▶ **Source excerpt**:
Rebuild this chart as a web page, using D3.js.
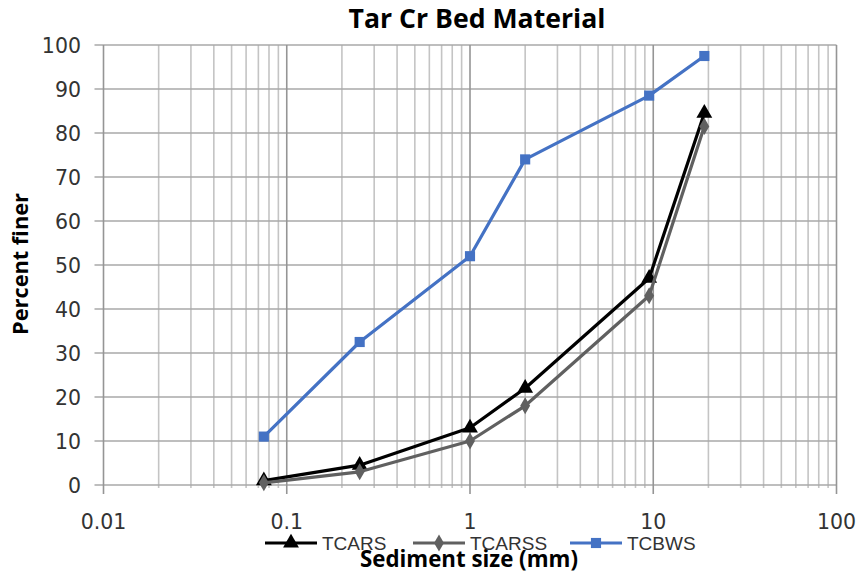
<!DOCTYPE html>
<html>
<head>
<meta charset="utf-8">
<script src="https://cdn.jsdelivr.net/npm/d3@7"></script>
<style>
  html, body { margin: 0; padding: 0; background: #fff; }
  svg { display: block; }
</style>
</head>
<body>
<svg id="chart" width="865" height="577"></svg>
<script>
// ---- data ----
const sizes = [0.075, 0.25, 1, 2, 9.5, 19];
const seriesNames = ["TCARS", "TCARSS", "TCBWS"];
const tcars  = [1, 4.5, 13, 22, 47, 84.5];
const tcarss = [0.5, 3, 10, 18, 43, 81.5];
const tcbws  = [11, 32.5, 52, 74, 88.5, 97.5];
const xTicks = [0.01, 0.1, 1, 10, 100];
const yTicks = [0, 10, 20, 30, 40, 50, 60, 70, 80, 90, 100];
const title = "Tar Cr Bed Material";
const xTitle = "Sediment size (mm)";
const yTitle = "Percent finer";

// ---- layout ----
const svg = d3.select("#chart");
const L = 103.5, R = 836.5, T = 45, B = 485;
const x = d3.scaleLog().domain([0.01, 100]).range([L, R]);
const y = d3.scaleLinear().domain([0, 100]).range([B, T]);

const series = [
  {name: seriesNames[0], values: tcars,  color: "#000000", marker: "triangle"},
  {name: seriesNames[1], values: tcarss, color: "#606060", marker: "diamond"},
  {name: seriesNames[2], values: tcbws,  color: "#4472c4", marker: "square"}
];

// minor gridlines
const minor = [];
for (let e = -2; e < 2; e++) for (let k = 2; k <= 9; k++) minor.push(k * Math.pow(10, e));
const g = svg.append("g");
g.selectAll(".minor").data(minor).enter().append("line")
  .attr("x1", d => x(d)).attr("x2", d => x(d))
  .attr("y1", T).attr("y2", B + 3)
  .attr("stroke", "#c4c4c4").attr("stroke-width", 1.6);
// horizontal gridlines
g.selectAll(".hgrid").data(yTicks).enter().append("line")
  .attr("x1", L - 9).attr("x2", R)
  .attr("y1", d => y(d)).attr("y2", d => y(d))
  .attr("stroke", "#a8a8a8").attr("stroke-width", 1.6);
// major vertical gridlines
g.selectAll(".major").data(xTicks).enter().append("line")
  .attr("x1", d => x(d)).attr("x2", d => x(d))
  .attr("y1", T).attr("y2", B + 9)
  .attr("stroke", "#959595").attr("stroke-width", 1.6);

// x tick labels
const tickFont = "'DejaVu Sans', Verdana, sans-serif";
svg.append("g").selectAll("text").data(xTicks).enter().append("text")
  .attr("x", d => x(d)).attr("y", 529)
  .attr("text-anchor", "middle")
  .attr("font-family", tickFont).attr("font-size", 20.5).attr("fill", "#333")
  .text(d => d3.format("~g")(d));
// y tick labels
svg.append("g").selectAll("text").data(yTicks).enter().append("text")
  .attr("x", 81).attr("y", d => y(d) + 7.5)
  .attr("text-anchor", "end")
  .attr("font-family", tickFont).attr("font-size", 20.5).attr("fill", "#333")
  .text(d => d);

// markers
function markerPath(type, s) {
  if (type === "triangle") return d3.symbol(d3.symbolTriangle, s * s * 0.9)();
  if (type === "diamond") return d3.symbol(d3.symbolDiamond, s * s * 0.7)();
  return d3.symbol(d3.symbolSquare, s * s * 0.85)();
}

const line = d3.line().x(d => x(d[0])).y(d => y(d[1]));
series.forEach(s => {
  const pts = sizes.map((v, i) => [v, s.values[i]]);
  svg.append("path").datum(pts)
    .attr("d", line).attr("fill", "none")
    .attr("stroke", s.color).attr("stroke-width", 3.2)
    .attr("stroke-linejoin", "round");
  svg.append("g").selectAll("path").data(pts).enter().append("path")
    .attr("d", markerPath(s.marker, 11))
    .attr("transform", d => `translate(${x(d[0])},${y(d[1])})`)
    .attr("fill", s.color);
});

// title
const boldFont = "'Open Sans', 'Noto Sans', sans-serif";
function fit(sel, target) {
  const w = sel.node().getComputedTextLength();
  const fs = parseFloat(sel.attr("font-size"));
  sel.attr("font-size", fs * target / w);
}
const tt = svg.append("text").attr("x", 477).attr("y", 28)
  .attr("text-anchor", "middle").attr("font-family", boldFont)
  .attr("font-weight", "bold").attr("font-size", 22).attr("fill", "#000")
  .text(title);
fit(tt, 257);

// y title
const yt = svg.append("text")
  .attr("transform", "translate(28,264) rotate(-90)")
  .attr("text-anchor", "middle").attr("font-family", boldFont)
  .attr("font-weight", "bold").attr("font-size", 18).attr("fill", "#000")
  .text(yTitle);
fit(yt, 142);

// x title
const xt = svg.append("text").attr("x", 469).attr("y", 567)
  .attr("text-anchor", "middle").attr("font-family", boldFont)
  .attr("font-weight", "bold").attr("font-size", 18).attr("fill", "#000")
  .text(xTitle);
fit(xt, 218);

// legend
const legendX = [265, 413, 570];
const legendY = 543;
const lg = svg.append("g");
series.forEach((s, i) => {
  const lx = legendX[i];
  lg.append("line").attr("x1", lx).attr("x2", lx + 52)
    .attr("y1", legendY).attr("y2", legendY)
    .attr("stroke", s.color).attr("stroke-width", 3.2);
  lg.append("path").attr("d", markerPath(s.marker, 11))
    .attr("transform", `translate(${lx + 26},${legendY})`)
    .attr("fill", s.color);
  lg.append("text").attr("x", lx + 57).attr("y", legendY + 7)
    .attr("font-family", "'Liberation Sans', Arial, sans-serif")
    .attr("font-size", 19).attr("fill", "#333")
    .text(s.name);
});
</script>
</body>
</html>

▶ **What the task asks**: The listing above needs to be output again exactly. Don't include the pictures.

▶ **Exercise result**:
Rebuild this chart as a web page, using D3.js.
<!DOCTYPE html>
<html>
<head>
<meta charset="utf-8">
<script src="https://cdn.jsdelivr.net/npm/d3@7"></script>
<style>
  html, body { margin: 0; padding: 0; background: #fff; }
  svg { display: block; }
</style>
</head>
<body>
<svg id="chart" width="865" height="577"></svg>
<script>
// ---- data ----
const sizes = [0.075, 0.25, 1, 2, 9.5, 19];
const seriesNames = ["TCARS", "TCARSS", "TCBWS"];
const tcars  = [1, 4.5, 13, 22, 47, 84.5];
const tcarss = [0.5, 3, 10, 18, 43, 81.5];
const tcbws  = [11, 32.5, 52, 74, 88.5, 97.5];
const xTicks = [0.01, 0.1, 1, 10, 100];
const yTicks = [0, 10, 20, 30, 40, 50, 60, 70, 80, 90, 100];
const title = "Tar Cr Bed Material";
const xTitle = "Sediment size (mm)";
const yTitle = "Percent finer";

// ---- layout ----
const svg = d3.select("#chart");
const L = 103.5, R = 836.5, T = 45, B = 485;
const x = d3.scaleLog().domain([0.01, 100]).range([L, R]);
const y = d3.scaleLinear().domain([0, 100]).range([B, T]);

const series = [
  {name: seriesNames[0], values: tcars,  color: "#000000", marker: "triangle"},
  {name: seriesNames[1], values: tcarss, color: "#606060", marker: "diamond"},
  {name: seriesNames[2], values: tcbws,  color: "#4472c4", marker: "square"}
];

// minor gridlines
const minor = [];
for (let e = -2; e < 2; e++) for (let k = 2; k <= 9; k++) minor.push(k * Math.pow(10, e));
const g = svg.append("g");
g.selectAll(".minor").data(minor).enter().append("line")
  .attr("x1", d => x(d)).attr("x2", d => x(d))
  .attr("y1", T).attr("y2", B + 3)
  .attr("stroke", "#c4c4c4").attr("stroke-width", 1.6);
// horizontal gridlines
g.selectAll(".hgrid").data(yTicks).enter().append("line")
  .attr("x1", L - 9).attr("x2", R)
  .attr("y1", d => y(d)).attr("y2", d => y(d))
  .attr("stroke", "#a8a8a8").attr("stroke-width", 1.6);
// major vertical gridlines
g.selectAll(".major").data(xTicks).enter().append("line")
  .attr("x1", d => x(d)).attr("x2", d => x(d))
  .attr("y1", T).attr("y2", B + 9)
  .attr("stroke", "#959595").attr("stroke-width", 1.6);

// x tick labels
const tickFont = "'DejaVu Sans', Verdana, sans-serif";
svg.append("g").selectAll("text").data(xTicks).enter().append("text")
  .attr("x", d => x(d)).attr("y", 529)
  .attr("text-anchor", "middle")
  .attr("font-family", tickFont).attr("font-size", 20.5).attr("fill", "#333")
  .text(d => d3.format("~g")(d));
// y tick labels
svg.append("g").selectAll("text").data(yTicks).enter().append("text")
  .attr("x", 81).attr("y", d => y(d) + 7.5)
  .attr("text-anchor", "end")
  .attr("font-family", tickFont).attr("font-size", 20.5).attr("fill", "#333")
  .text(d => d);

// markers
function markerPath(type, s) {
  if (type === "triangle") return d3.symbol(d3.symbolTriangle, s * s * 0.9)();
  if (type === "diamond") return d3.symbol(d3.symbolDiamond, s * s * 0.7)();
  return d3.symbol(d3.symbolSquare, s * s * 0.85)();
}

const line = d3.line().x(d => x(d[0])).y(d => y(d[1]));
series.forEach(s => {
  const pts = sizes.map((v, i) => [v, s.values[i]]);
  svg.append("path").datum(pts)
    .attr("d", line).attr("fill", "none")
    .attr("stroke", s.color).attr("stroke-width", 3.2)
    .attr("stroke-linejoin", "round");
  svg.append("g").selectAll("path").data(pts).enter().append("path")
    .attr("d", markerPath(s.marker, 11))
    .attr("transform", d => `translate(${x(d[0])},${y(d[1])})`)
    .attr("fill", s.color);
});

// title
const boldFont = "'Open Sans', 'Noto Sans', sans-serif";
function fit(sel, target) {
  const w = sel.node().getComputedTextLength();
  const fs = parseFloat(sel.attr("font-size"));
  sel.attr("font-size", fs * target / w);
}
const tt = svg.append("text").attr("x", 477).attr("y", 28)
  .attr("text-anchor", "middle").attr("font-family", boldFont)
  .attr("font-weight", "bold").attr("font-size", 22).attr("fill", "#000")
  .text(title);
fit(tt, 257);

// y title
const yt = svg.append("text")
  .attr("transform", "translate(28,264) rotate(-90)")
  .attr("text-anchor", "middle").attr("font-family", boldFont)
  .attr("font-weight", "bold").attr("font-size", 18).attr("fill", "#000")
  .text(yTitle);
fit(yt, 142);

// x title
const xt = svg.append("text").attr("x", 469).attr("y", 567)
  .attr("text-anchor", "middle").attr("font-family", boldFont)
  .attr("font-weight", "bold").attr("font-size", 18).attr("fill", "#000")
  .text(xTitle);
fit(xt, 218);

// legend
const legendX = [265, 413, 570];
const legendY = 543;
const lg = svg.append("g");
series.forEach((s, i) => {
  const lx = legendX[i];
  lg.append("line").attr("x1", lx).attr("x2", lx + 52)
    .attr("y1", legendY).attr("y2", legendY)
    .attr("stroke", s.color).attr("stroke-width", 3.2);
  lg.append("path").attr("d", markerPath(s.marker, 11))
    .attr("transform", `translate(${lx + 26},${legendY})`)
    .attr("fill", s.color);
  lg.append("text").attr("x", lx + 57).attr("y", legendY + 7)
    .attr("font-family", "'Liberation Sans', Arial, sans-serif")
    .attr("font-size", 19).attr("fill", "#333")
    .text(s.name);
});
</script>
</body>
</html>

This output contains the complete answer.